DPR: Kenapa WTP Jadi Patokan Tunggal?
Donny Priambodo, Anggota Komisi XI DPR-RI |
JAKARTA,
Media NTB – Sudah jamak diketahui, baik pemerintah pusat
maupun pemerintah daerah dewasa ini berlomba-lomba mengejar predikat Wajar
Tanpa Pengecualian (WTP). Predikat ini sama halnya dengan peringkat yang
didapat Indonesia dari lembaga pemeringkat investasi S&P. WTP sendiri merupakan peringkat paling
prestis, terutama terkait pengelolaan keuangan bagi kementerian dan lembaga.
Bedanya, jika S&P
memberikan investment grade berdasarkan kondisi ekonomi suatu negara dengan
melihat asumsi makro dan mikronya, BPK memberikan WTP untuk lembaga dan
kementerian yang mampu memenuhi standar auditnya.
Pengelolaan keuangan yang
bersumber dari APBN sudah semestinya memenuhi kaidah akuntabilitas dan
transparansi, karena sudah diatur dalam perundang-undangan. Hal ini sebagai
wujud dari semangat good governance yang tengah dilakukan oleh pemerintah. Oleh
karenanya peringkat WTP ini sangat penting agar sebuah kinerja bisa dinilai.

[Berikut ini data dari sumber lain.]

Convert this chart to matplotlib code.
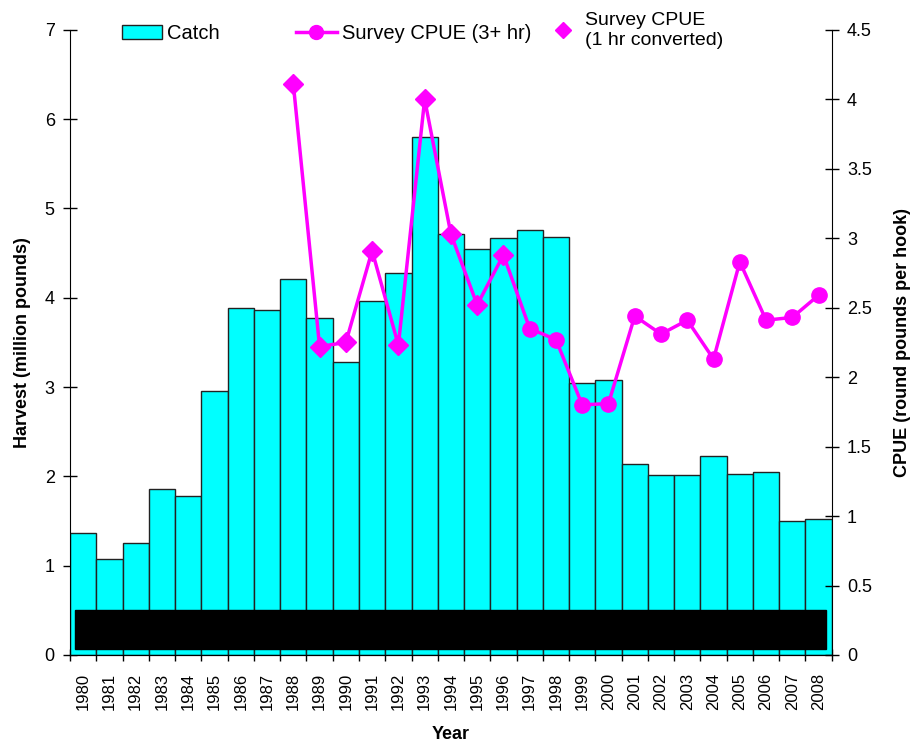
import numpy as np
import matplotlib
matplotlib.use("Agg")
import matplotlib.pyplot as plt
from matplotlib.patches import Rectangle
from matplotlib.lines import Line2D

plt.rcParams['font.family'] = ['Liberation Sans', 'DejaVu Sans']

years = list(range(1980, 2009))
catch = [1.37, 1.07, 1.25, 1.86, 1.78, 2.96, 3.89, 3.86, 4.21, 3.77,
         3.28, 3.96, 4.28, 5.80, 4.71, 4.55, 4.67, 4.76, 4.68, 3.05,
         3.08, 2.14, 2.02, 2.02, 2.23, 2.03, 2.05, 1.50, 1.52]

# survey CPUE, 1 hr sets converted (1988-1996)
conv_years = list(range(1988, 1997))
cpue_conv = [4.11, 2.22, 2.25, 2.91, 2.23, 4.00, 3.03, 2.52, 2.88]

# survey CPUE, 3+ hr sets (1997-2008)
long_years = list(range(1997, 2009))
cpue_long = [2.35, 2.27, 1.80, 1.81, 2.44, 2.31, 2.41, 2.13, 2.83, 2.41, 2.43, 2.59]

magenta = '#ff00ff'

fig = plt.figure(figsize=(9.1, 7.46), dpi=100)
ax = fig.add_axes([0.077, 0.122, 0.837, 0.838])
x = np.arange(len(years))
ax.bar(x, catch, width=1.0, color='#00ffff', edgecolor='#222222', linewidth=1.0, zorder=2)

# black block across the bottom of the bars
ax.add_patch(Rectangle((-0.3, 0.07), len(years) - 0.4, 0.43, facecolor='black',
                       edgecolor='black', zorder=3))

ax.set_xlim(-0.5, len(years) - 0.5)
ax.set_ylim(0, 7)
ax.set_yticks(range(0, 8))
ax.set_xticks(x)
ax.set_xticklabels([str(y) for y in years], rotation=90)
ax.set_xticks(np.arange(-0.5, len(years)), minor=True)
ax.tick_params(axis='x', which='major', length=0, labelsize=12, pad=13)
ax.tick_params(axis='x', which='minor', length=8, direction='inout', width=1)
ax.tick_params(axis='y', length=10, direction='inout', labelsize=13, pad=6, width=1)
ax.spines['top'].set_visible(False)
ax.spines['right'].set_visible(False)
ax.set_ylabel('Harvest (million pounds)', fontsize=13, fontweight='bold', labelpad=10)
ax.set_xlabel('Year', fontsize=13, fontweight='bold', labelpad=11)

ax2 = ax.twinx()
ax2.set_ylim(0, 4.5)
ax2.set_yticks(np.arange(0, 4.51, 0.5))
ax2.set_yticklabels(['0', '0.5', '1', '1.5', '2', '2.5', '3', '3.5', '4', '4.5'])
ax2.tick_params(axis='y', length=10, direction='inout', labelsize=13, pad=6, width=1)
ax2.spines['top'].set_visible(False)
ax2.spines['left'].set_visible(False)
ax2.set_ylabel('CPUE (round pounds per hook)', fontsize=13, fontweight='bold', labelpad=16)

all_years = conv_years + long_years
all_cpue = cpue_conv + cpue_long
xi = [years.index(y) for y in all_years]
ax2.plot(xi, all_cpue, color=magenta, linewidth=2.5, zorder=4)
ax2.plot([years.index(y) for y in conv_years], cpue_conv, linestyle='none',
         marker='D', markersize=10, color=magenta, zorder=5)
ax2.plot([years.index(y) for y in long_years], cpue_long, linestyle='none',
         marker='o', markersize=11, color=magenta, zorder=5)

handles = [
    Rectangle((0, 0), 1, 1, facecolor='#00ffff', edgecolor='#222222'),
    Line2D([], [], color=magenta, linewidth=2.5, marker='o', markersize=10),
]
fig.legend(handles, ['Catch', 'Survey CPUE (3+ hr)'], loc='center left',
           bbox_to_anchor=(0.114, 0.955), ncol=2, frameon=False, fontsize=14.5,
           columnspacing=3.8, handlelength=2.0, handletextpad=0.25)
fig.legend([Line2D([], [], color=magenta, linestyle='none', marker='D', markersize=8)],
           ['Survey CPUE\n(1 hr converted)'], loc='center left',
           bbox_to_anchor=(0.589, 0.959), frameon=False, fontsize=14,
           handlelength=1.0, handletextpad=0.6, labelspacing=0.1)

fig.savefig('out.png', dpi=100)
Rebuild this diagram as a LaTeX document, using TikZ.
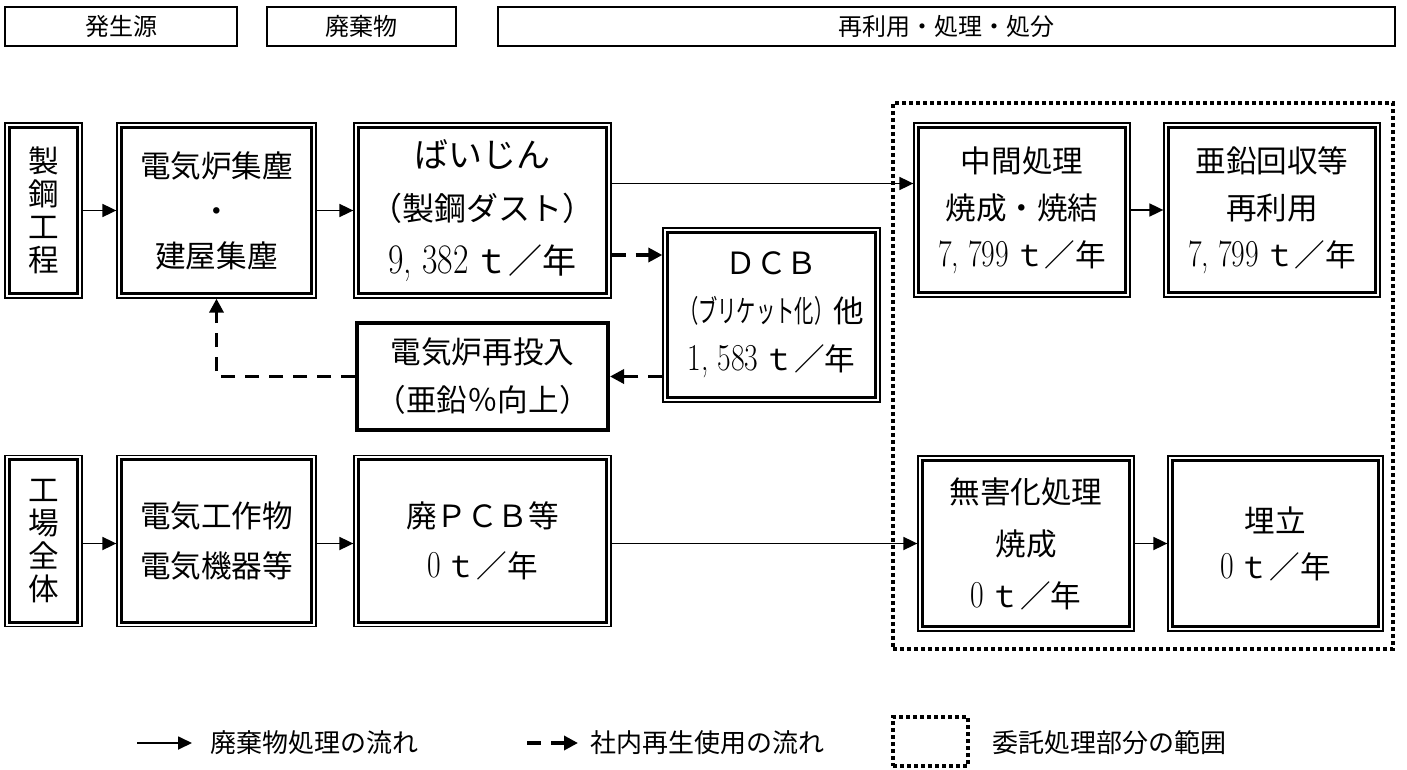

Namun nyatanya pelaksanaan
good governance dalam pengelolaan keuangan jauh dari kata ideal. Lembaga negara
dan kementerian serta pemerintah daerah
justru melakukan jalan pintas dengan memanipulasi hasil pemeriksaan BPK
supaya seolah-olah pengelolaan keuangannya sangat baik.
Anggota Komisi XI DPR RI
Donny Priambodo menilai, miskinnya kredibilitas dan integritas mendorong
pejabat negara berbuat curang dengan menyuap BPK untuk merubah hasil
pemeriksaan laporan keuangannya. Begitupun sebaliknya, miskinnya kredibilitas
dan integritas menggiring pejabat BPK ke arah pragmatisme. Benang kusut ini
terjadi bertahun-tahun tanpa ada perubahan yang berarti.
“Sebagai abdi negara
seharusnya menyadari kapasitasnya seperti apa. Pegawai negeri sipil harus
mempunyai mentalitas yang kuat supaya tidak tergiur, karena kesempatan untuk
korupsi akan selalu ada walau hukumnya sudah diperketat,” ujarnya.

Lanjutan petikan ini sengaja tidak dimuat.